▶ [Problem requirements]:
Transcribe all of the material exactly. Any picture in it should be left out.

* Begin *

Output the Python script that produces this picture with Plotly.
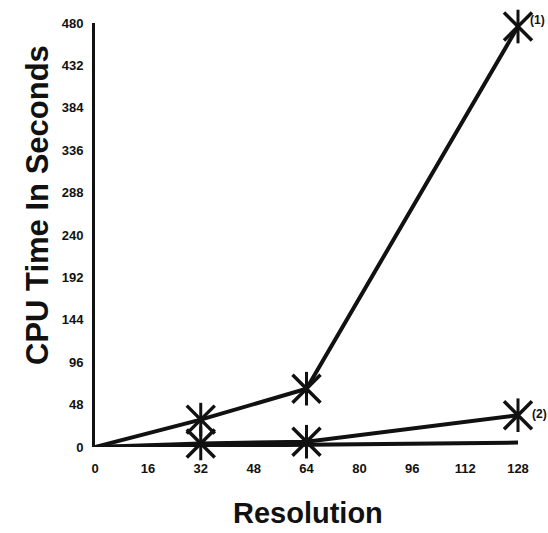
import plotly.graph_objects as go

resolution = [0, 32, 64, 128]
cpu_1 = [0, 31, 66, 476]
cpu_2 = [0, 4, 6, 36]
cpu_3 = [0, 1.5, 2.5, 5]
x_ticks = [0, 16, 32, 48, 64, 80, 96, 112, 128]
y_ticks = [0, 48, 96, 144, 192, 240, 288, 336, 384, 432, 480]

ink = "#111111"
L, R, T, B = 95, 30, 23, 86
W, H = 548, 533
pw, ph = W - L - R, H - T - B

fig = go.Figure()
fig.add_trace(go.Scatter(x=resolution, y=cpu_3, mode="lines",
                         line=dict(color=ink, width=4), cliponaxis=False))
for ys in (cpu_2, cpu_1):
    fig.add_trace(go.Scatter(x=resolution, y=ys, mode="lines",
                             line=dict(color=ink, width=4), cliponaxis=False))
    fig.add_trace(go.Scatter(x=resolution[1:], y=ys[1:], mode="markers",
                             marker=dict(symbol="x-thin-open", size=28, color=ink,
                                         line=dict(color=ink, width=3.5)),
                             cliponaxis=False))
    fig.add_trace(go.Scatter(x=resolution[1:], y=ys[1:], mode="markers",
                             marker=dict(symbol="line-ns-open", size=24, color=ink,
                                         line=dict(color=ink, width=3)),
                             cliponaxis=False))

fig.add_annotation(x=resolution[-1], y=cpu_1[-1], text="<b>(1)</b>", showarrow=False,
                   xanchor="left", yanchor="bottom", xshift=10, yshift=-2,
                   font=dict(size=12, color=ink, family="Arial"))
fig.add_annotation(x=resolution[-1], y=cpu_2[-1], text="<b>(2)</b>", showarrow=False,
                   xanchor="left", yanchor="bottom", xshift=12, yshift=-8,
                   font=dict(size=12, color=ink, family="Arial"))

# axis titles placed as annotations
fig.add_annotation(xref="paper", yref="paper",
                   x=(38 - L) / pw, y=(H - B - 205) / ph,
                   text="<b>CPU Time In Seconds</b>", textangle=-90, showarrow=False,
                   xanchor="center", yanchor="middle",
                   font=dict(size=31, color=ink, family="Arial"))
fig.add_annotation(xref="paper", yref="paper",
                   x=(308 - L) / pw, y=(H - B - 513) / ph,
                   text="<b>Resolution</b>", showarrow=False,
                   xanchor="center", yanchor="middle",
                   font=dict(size=29, color=ink, family="Arial"))

fig.update_layout(
    width=W, height=H,
    margin=dict(l=L, r=R, t=T, b=B),
    paper_bgcolor="white", plot_bgcolor="white",
    showlegend=False,
    font=dict(family="Arial", color=ink),
    xaxis=dict(range=[0, 128], tickvals=x_ticks,
               ticktext=[f"<b>{v}</b>" for v in x_ticks],
               showgrid=False, zeroline=False, showline=False, ticks="",
               tickfont=dict(size=13, family="Arial")),
    yaxis=dict(range=[0, 480], tickvals=y_ticks,
               ticktext=[f"<b>{v}</b>" for v in y_ticks],
               showgrid=False, zeroline=False, showline=True,
               linecolor=ink, linewidth=3, ticks="",
               tickfont=dict(size=13, family="Arial")),
)
fig.update_xaxes(ticklabelstandoff=12)
fig.update_yaxes(ticklabelstandoff=6)

fig.write_html("out.html")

* End *

▶ [Response below]:
Output the Python script that produces this picture with Plotly.
import plotly.graph_objects as go

resolution = [0, 32, 64, 128]
cpu_1 = [0, 31, 66, 476]
cpu_2 = [0, 4, 6, 36]
cpu_3 = [0, 1.5, 2.5, 5]
x_ticks = [0, 16, 32, 48, 64, 80, 96, 112, 128]
y_ticks = [0, 48, 96, 144, 192, 240, 288, 336, 384, 432, 480]

ink = "#111111"
L, R, T, B = 95, 30, 23, 86
W, H = 548, 533
pw, ph = W - L - R, H - T - B

fig = go.Figure()
fig.add_trace(go.Scatter(x=resolution, y=cpu_3, mode="lines",
                         line=dict(color=ink, width=4), cliponaxis=False))
for ys in (cpu_2, cpu_1):
    fig.add_trace(go.Scatter(x=resolution, y=ys, mode="lines",
                             line=dict(color=ink, width=4), cliponaxis=False))
    fig.add_trace(go.Scatter(x=resolution[1:], y=ys[1:], mode="markers",
                             marker=dict(symbol="x-thin-open", size=28, color=ink,
                                         line=dict(color=ink, width=3.5)),
                             cliponaxis=False))
    fig.add_trace(go.Scatter(x=resolution[1:], y=ys[1:], mode="markers",
                             marker=dict(symbol="line-ns-open", size=24, color=ink,
                                         line=dict(color=ink, width=3)),
                             cliponaxis=False))

fig.add_annotation(x=resolution[-1], y=cpu_1[-1], text="<b>(1)</b>", showarrow=False,
                   xanchor="left", yanchor="bottom", xshift=10, yshift=-2,
                   font=dict(size=12, color=ink, family="Arial"))
fig.add_annotation(x=resolution[-1], y=cpu_2[-1], text="<b>(2)</b>", showarrow=False,
                   xanchor="left", yanchor="bottom", xshift=12, yshift=-8,
                   font=dict(size=12, color=ink, family="Arial"))

# axis titles placed as annotations
fig.add_annotation(xref="paper", yref="paper",
                   x=(38 - L) / pw, y=(H - B - 205) / ph,
                   text="<b>CPU Time In Seconds</b>", textangle=-90, showarrow=False,
                   xanchor="center", yanchor="middle",
                   font=dict(size=31, color=ink, family="Arial"))
fig.add_annotation(xref="paper", yref="paper",
                   x=(308 - L) / pw, y=(H - B - 513) / ph,
                   text="<b>Resolution</b>", showarrow=False,
                   xanchor="center", yanchor="middle",
                   font=dict(size=29, color=ink, family="Arial"))

fig.update_layout(
    width=W, height=H,
    margin=dict(l=L, r=R, t=T, b=B),
    paper_bgcolor="white", plot_bgcolor="white",
    showlegend=False,
    font=dict(family="Arial", color=ink),
    xaxis=dict(range=[0, 128], tickvals=x_ticks,
               ticktext=[f"<b>{v}</b>" for v in x_ticks],
               showgrid=False, zeroline=False, showline=False, ticks="",
               tickfont=dict(size=13, family="Arial")),
    yaxis=dict(range=[0, 480], tickvals=y_ticks,
               ticktext=[f"<b>{v}</b>" for v in y_ticks],
               showgrid=False, zeroline=False, showline=True,
               linecolor=ink, linewidth=3, ticks="",
               tickfont=dict(size=13, family="Arial")),
)
fig.update_xaxes(ticklabelstandoff=12)
fig.update_yaxes(ticklabelstandoff=6)

fig.write_html("out.html")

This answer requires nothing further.